▶ **What is being asked**: Copy exactly, and only, the lines below from the first through the one containing "var width = 1024, height = 440;", both included; pictures are omitted.

▶ **Data listing**:
— Start —
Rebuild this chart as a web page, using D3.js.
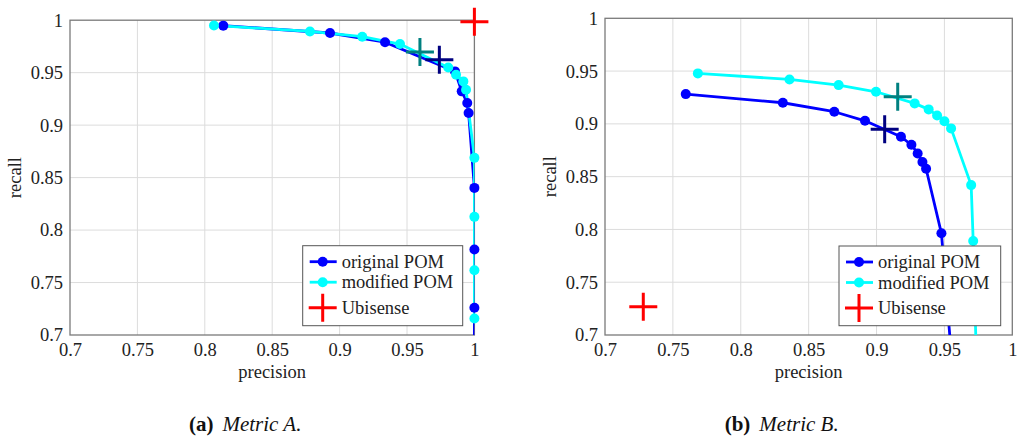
<!DOCTYPE html>
<html>
<head>
<meta charset="utf-8">
<script src="https://cdn.jsdelivr.net/npm/d3@7"></script>
<style>
  body { margin: 0; background: #fff; }
  svg text { font-family: "Liberation Serif", serif; }
  .tick text { font-size: 18.5px; fill: #222; }
  .lbl { font-size: 18.5px; fill: #222; }
</style>
</head>
<body>
<div id="chart"></div>
<script>
var width = 1024, height = 440;

// Metric A
var origA_prec = [0.8137, 0.8929, 0.9337, 0.9856, 0.9906, 0.9947, 0.9957, 1.0, 1.0, 1.0, 1.0];
var origA_rec  = [0.9948, 0.9878, 0.979, 0.9512, 0.9322, 0.9211, 0.9116, 0.8402, 0.7814, 0.7259, 0.62];
var modA_prec  = [0.8068, 0.878, 0.9168, 0.9448, 0.9806, 0.9864, 0.9918, 0.9938, 1.0, 1.0, 1.0, 1.0];
var modA_rec   = [0.995, 0.9893, 0.9843, 0.9773, 0.955, 0.948, 0.9417, 0.9338, 0.8688, 0.8126, 0.7617, 0.7157];
// single operating points: [original, modified, ubisense]
var pointA_prec = [0.974, 0.9596, 1.0];
var pointA_rec  = [0.9624, 0.9697, 0.9986];

// Metric B
var origB_prec = [0.7595, 0.831, 0.8689, 0.8915, 0.918, 0.9257, 0.9303, 0.9338, 0.9365, 0.9478, 0.9552];
var origB_rec  = [0.9282, 0.92, 0.9115, 0.9029, 0.8878, 0.8802, 0.872, 0.8638, 0.8575, 0.7963, 0.68];
var modB_prec  = [0.7684, 0.8359, 0.8721, 0.8996, 0.9281, 0.9384, 0.9446, 0.95, 0.9549, 0.9697, 0.9712, 0.9735];
var modB_rec   = [0.9478, 0.9421, 0.9367, 0.9304, 0.9194, 0.9137, 0.908, 0.9024, 0.8957, 0.842, 0.789, 0.68];
var pointB_prec = [0.906, 0.9156, 0.7282];
var pointB_rec  = [0.8948, 0.9257, 0.7268];

var ticks = [0.7, 0.75, 0.8, 0.85, 0.9, 0.95, 1];
var legendNames = ["original POM", "modified POM", "Ubisense"];
var lineColors = ["#0000ff", "#00ffff"];
var crossColors = ["#000080", "#008080", "#ff0000"];

var svg = d3.select("#chart").append("svg").attr("width", width).attr("height", height);

function zip(a, b) {
  return a.map(function(v, i) { return [v, b[i]]; });
}

function drawPanel(id, box, series, points, legendBox, caption) {
  var x = d3.scaleLinear().domain([0.7, 1]).range([box.x0, box.x1]);
  var y = d3.scaleLinear().domain([0.7, 1]).range([box.y0, box.y1]);
  var g = svg.append("g");

  g.append("clipPath").attr("id", "clip" + id).append("rect")
    .attr("x", box.x0).attr("y", box.y1)
    .attr("width", box.x1 - box.x0).attr("height", box.y0 - box.y1);

  // grid
  g.selectAll(".gx").data(ticks.slice(1, -1)).enter().append("line")
    .attr("x1", function(d) { return x(d); }).attr("x2", function(d) { return x(d); })
    .attr("y1", box.y0).attr("y2", box.y1)
    .attr("stroke", "#dcdcdc").attr("stroke-width", 1);
  g.selectAll(".gy").data(ticks.slice(1, -1)).enter().append("line")
    .attr("y1", function(d) { return y(d); }).attr("y2", function(d) { return y(d); })
    .attr("x1", box.x0).attr("x2", box.x1)
    .attr("stroke", "#dcdcdc").attr("stroke-width", 1);

  var fmt = function(d) { return String(+d.toFixed(2)); };
  var xa = g.append("g").attr("transform", "translate(0," + box.y0 + ")")
    .call(d3.axisBottom(x).tickValues(ticks).tickFormat(fmt).tickSize(0).tickPadding(8));
  var ya = g.append("g").attr("transform", "translate(" + box.x0 + ",0)")
    .call(d3.axisLeft(y).tickValues(ticks).tickFormat(fmt).tickSize(0).tickPadding(7));
  xa.select(".domain").remove();
  ya.select(".domain").remove();
  xa.attr("font-family", null);
  ya.attr("font-family", null);

  g.append("rect").attr("x", box.x0).attr("y", box.y1)
    .attr("width", box.x1 - box.x0).attr("height", box.y0 - box.y1)
    .attr("fill", "none").attr("stroke", "#7a7a7a").attr("stroke-width", 1.3);

  var line = d3.line().x(function(d) { return x(d[0]); }).y(function(d) { return y(d[1]); });

  series.forEach(function(s, i) {
    g.append("path").datum(s).attr("d", line)
      .attr("clip-path", "url(#clip" + id + ")")
      .attr("fill", "none").attr("stroke", lineColors[i]).attr("stroke-width", 2.8)
      .attr("stroke-linejoin", "round");
  });
  series.forEach(function(s, i) {
    g.selectAll(".m" + i).data(s.filter(function(d) { return d[1] >= 0.7 && d[0] >= 0.7; }))
      .enter().append("circle")
      .attr("cx", function(d) { return x(d[0]); })
      .attr("cy", function(d) { return y(d[1]); })
      .attr("r", 5).attr("fill", lineColors[i]);
  });

  function cross(sel, cx, cy, color) {
    sel.append("path")
      .attr("d", "M" + (cx - 14) + "," + cy + "H" + (cx + 14) + "M" + cx + "," + (cy - 14) + "V" + (cy + 14))
      .attr("stroke", color).attr("stroke-width", 3).attr("fill", "none");
  }
  points.forEach(function(p, i) {
    cross(g, x(p[0]), y(p[1]), crossColors[i]);
  });

  // legend
  var lg = g.append("g").attr("transform", "translate(" + legendBox.x + "," + legendBox.y + ")");
  lg.append("rect").attr("width", legendBox.w).attr("height", legendBox.h)
    .attr("fill", "#fff").attr("stroke", "#555").attr("stroke-width", 1);
  var rows = [16, 36.5, 62];
  legendNames.forEach(function(name, i) {
    if (i < 2) {
      lg.append("line").attr("x1", 7).attr("x2", 34).attr("y1", rows[i]).attr("y2", rows[i])
        .attr("stroke", lineColors[i]).attr("stroke-width", 2.8);
      lg.append("circle").attr("cx", 20).attr("cy", rows[i]).attr("r", 5).attr("fill", lineColors[i]);
    } else {
      cross(lg, 20, rows[i], crossColors[2]);
    }
    lg.append("text").attr("class", "lbl").attr("x", 39).attr("y", rows[i]).attr("dy", "0.33em")
      .text(name);
  });

  g.append("text").attr("class", "lbl").attr("text-anchor", "middle")
    .attr("x", (box.x0 + box.x1) / 2).attr("y", 378).text("precision");
  g.append("text").attr("class", "lbl").attr("text-anchor", "middle")
    .attr("transform", "translate(" + (box.x0 - 49) + "," + ((box.y0 + box.y1) / 2) + ")rotate(-90)")
    .text("recall");

  var cap = g.append("text").attr("text-anchor", "middle").attr("font-size", 21).attr("fill", "#111")
    .attr("x", (box.x0 + box.x1) / 2 - 27).attr("y", 431);
  cap.append("tspan").attr("font-weight", "bold").text(caption[0]);
  cap.append("tspan").attr("dx", 9).attr("font-style", "italic").text(caption[1]);
}

drawPanel("A", { x0: 70, x1: 474.4, y0: 335, y1: 20.2 },
  [zip(origA_prec, origA_rec), zip(modA_prec, modA_rec)],
  zip(pointA_prec, pointA_rec),
  { x: 302.7, y: 245.7, w: 160, h: 80 }, ["(a)", "Metric A."]);

drawPanel("B", { x0: 605, x1: 1012.3, y0: 335, y1: 18.3 },
  [zip(origB_prec, origB_rec), zip(modB_prec, modB_rec)],
  zip(pointB_prec, pointB_rec),
  { x: 839, y: 246, w: 161.7, h: 79.7 }, ["(b)", "Metric B."]);
</script>
</body>
</html>
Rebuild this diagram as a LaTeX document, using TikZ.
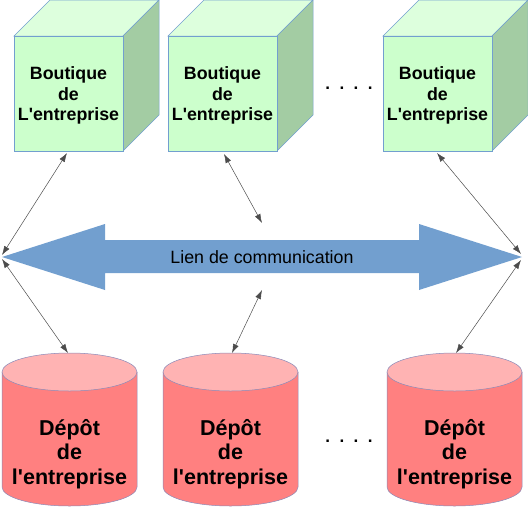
\documentclass[tikz,border=0pt]{standalone}
\usepackage{fontspec}
\setmainfont{Liberation Sans}[Ligatures=TeXOff]
\usetikzlibrary{arrows.meta}
\definecolor{cubefront}{HTML}{CCFFCC}
\definecolor{cubetop}{HTML}{DDFFDD}
\definecolor{cubeside}{HTML}{A3CCA3}
\definecolor{cubeedge}{HTML}{729FCF}
\definecolor{cylbody}{HTML}{FF8080}
\definecolor{cyltop}{HTML}{FFB3B3}
\definecolor{cyledge}{HTML}{8A8AB8}
\definecolor{linkblue}{HTML}{729FCF}
\tikzset{
  cubetext/.style={font=\fontsize{17.8}{20.5}\selectfont\bfseries, align=center, inner sep=0pt},
  cyltext/.style={font=\fontsize{21.5}{24.5}\selectfont\bfseries, align=center, inner sep=0pt},
  conn/.style={draw=black!70, line width=0.5pt, {Latex[length=9pt,width=6pt]}-{Latex[length=9pt,width=6pt]}},
  dots/.style={font=\fontsize{17}{20}\selectfont\bfseries, inner sep=0pt}
}
\newcommand{\mycube}[3]{% x of front left, name, text
  \fill[cubetop,draw=cubeedge,line width=0.5pt] (#1,36) -- (#1+36,0) -- (#1+145,0) -- (#1+109,36) -- cycle;
  \fill[cubeside,draw=cubeedge,line width=0.5pt] (#1+109,36) -- (#1+145,0) -- (#1+145,115) -- (#1+109,151) -- cycle;
  \fill[cubefront,draw=cubeedge,line width=0.5pt] (#1,36) rectangle (#1+109,151);
  \node[cubetext] (#2) at (#1+54.5,95.5) {#3};
}
\newcommand{\mycyl}[3]{% center x, name, text
  \fill[cylbody,draw=cyledge,line width=0.5pt] (#1-67.5,372) -- (#1-67.5,487) arc[start angle=180,end angle=0,x radius=67.5,y radius=19] -- (#1+67.5,372) -- cycle;
  \fill[cyltop,draw=cyledge,line width=0.5pt] (#1,372) ellipse[x radius=67.5,y radius=19];
  \node[cyltext] (#2) at (#1,454) {#3};
}
\begin{document}
\begin{tikzpicture}[x=1pt,y=-1pt]
\useasboundingbox (0,0) rectangle (528,507);
\mycube{14}{b1}{Boutique\\de\\L'entreprise}
\mycube{168}{b2}{Boutique\\de\\L'entreprise}
\mycube{383}{b3}{Boutique\\de\\L'entreprise}
\node[dots] (d1) at (349,88) {.\ \ .\ \ .\ \ .};
\mycyl{69.5}{c1}{Dépôt\\de\\l'entreprise}
\mycyl{230.5}{c2}{Dépôt\\de\\l'entreprise}
\mycyl{454.5}{c3}{Dépôt\\de\\l'entreprise}
\node[dots] (d2) at (349,441) {.\ \ .\ \ .\ \ .};
% big double arrow
\fill[linkblue] (2,257) -- (105,224) -- (105,240) -- (419,240) -- (419,224) -- (522,257) -- (419,290) -- (419,273) -- (105,273) -- (105,290) -- cycle;
\node[font=\fontsize{17.8}{20}\selectfont, inner sep=0pt] (lien) at (262,257) {Lien de communication};
\coordinate (lt) at (2,255);
\coordinate (lb) at (2,259);
\coordinate (rt) at (521,254);
\coordinate (rb) at (521,260);
\coordinate (mt) at (262,223);
\coordinate (mb) at (262,290);
\coordinate (c1t) at (68,353);
\coordinate (c2t) at (232,353);
\coordinate (c3t) at (456,353);
\coordinate (b1x) at (67,153);
\coordinate (b2x) at (224,154);
\coordinate (b3x) at (437,153);
\draw[conn] (b1x) -- (lt);
\draw[conn] (lb) -- (c1t);
\draw[conn] (b2x) -- (mt);
\draw[conn] (mb) -- (c2t);
\draw[conn] (b3x) -- (rt);
\draw[conn] (rb) -- (c3t);
\end{tikzpicture}
\end{document}
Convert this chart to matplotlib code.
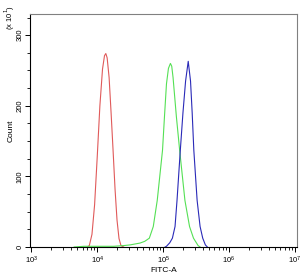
import numpy as np
import matplotlib
matplotlib.use("Agg")
import matplotlib.pyplot as plt
from matplotlib.ticker import MultipleLocator, LogLocator

plt.rcParams['font.family'] = ['Liberation Sans', 'DejaVu Sans']

# log10(FITC-A) positions and counts (x10^1)
red_log = [3.85, 3.88, 3.92, 3.96, 4.00, 4.04, 4.08, 4.11, 4.13, 4.15, 4.18, 4.21, 4.24, 4.27, 4.30, 4.33, 4.36, 4.40]
red_cnt = [0, 2, 18, 60, 128, 200, 252, 271, 274, 268, 240, 190, 137, 82, 38, 12, 2, 0]

green_log = [3.65, 3.80, 3.95, 4.10, 4.25, 4.40, 4.50, 4.65, 4.72, 4.79, 4.85, 4.91, 4.99, 5.02, 5.05, 5.08, 5.11, 5.13, 5.15, 5.20, 5.25, 5.33, 5.40, 5.46, 5.53, 5.56]
green_cnt = [0, 1, 1, 1, 1, 2, 3, 5.6, 8, 12.5, 29, 66, 137, 185, 231, 253, 260, 256, 240, 185, 137, 66, 29, 12.5, 2, 0]

blue_log = [5.03, 5.05, 5.10, 5.14, 5.18, 5.21, 5.26, 5.30, 5.34, 5.38, 5.415, 5.44, 5.465, 5.515, 5.56, 5.60, 5.64, 5.67]
blue_cnt = [0, 1, 6, 12.5, 29, 66, 137, 190, 235, 263, 235, 190, 137, 66, 29, 12.5, 3, 0]

fig = plt.figure(figsize=(3.02, 2.75), dpi=100)
ax = fig.add_axes([30/302, 28/275, 267/302, 233/275])

ax.plot(10**np.array(red_log), red_cnt, color='#e05a5a', lw=0.8)
ax.plot(10**np.array(green_log), green_cnt, color='#55e055', lw=0.8)
ax.plot(10**np.array(blue_log), blue_cnt, color='#2a2ab8', lw=0.8)

ax.set_xscale('log')
ax.set_xlim(10**2.98, 10**7.03)
ax.set_ylim(0, 330)

ax.yaxis.set_major_locator(MultipleLocator(100))
ax.yaxis.set_minor_locator(MultipleLocator(25))
ax.xaxis.set_major_locator(LogLocator(base=10, numticks=10))
ax.xaxis.set_minor_locator(LogLocator(base=10, subs=np.arange(2, 10), numticks=20))

ax.tick_params(axis='both', which='major', length=3.6, width=0.7, labelsize=5.5, direction='out')
ax.tick_params(axis='y', which='major', pad=1)
ax.tick_params(axis='x', which='major', pad=2)
ax.tick_params(axis='both', which='minor', length=2.2, width=0.6, direction='out')
for lab in ax.get_yticklabels():
    lab.set_rotation(90)
    lab.set_va('center')

for s in ['top', 'right']:
    ax.spines[s].set_color('#808080')
for s in ['left', 'bottom']:
    ax.spines[s].set_color('black')
for s in ax.spines.values():
    s.set_linewidth(0.8)

ax.set_xlabel('FITC-A', fontsize=6, labelpad=1)
ax.set_ylabel('Count', fontsize=6, labelpad=1.5)
fig.text(10/302, 1 - 18/275, r'(x 10$^1$)', rotation=90, fontsize=5.5, ha='center', va='center')

fig.savefig('out.png', dpi=100)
— End —
▶ **Completed task**:
Rebuild this chart as a web page, using D3.js.
<!DOCTYPE html>
<html>
<head>
<meta charset="utf-8">
<script src="https://cdn.jsdelivr.net/npm/d3@7"></script>
<style>
  body { margin: 0; background: #fff; }
  svg text { font-family: "Liberation Serif", serif; }
  .tick text { font-size: 18.5px; fill: #222; }
  .lbl { font-size: 18.5px; fill: #222; }
</style>
</head>
<body>
<div id="chart"></div>
<script>
var width = 1024, height = 440;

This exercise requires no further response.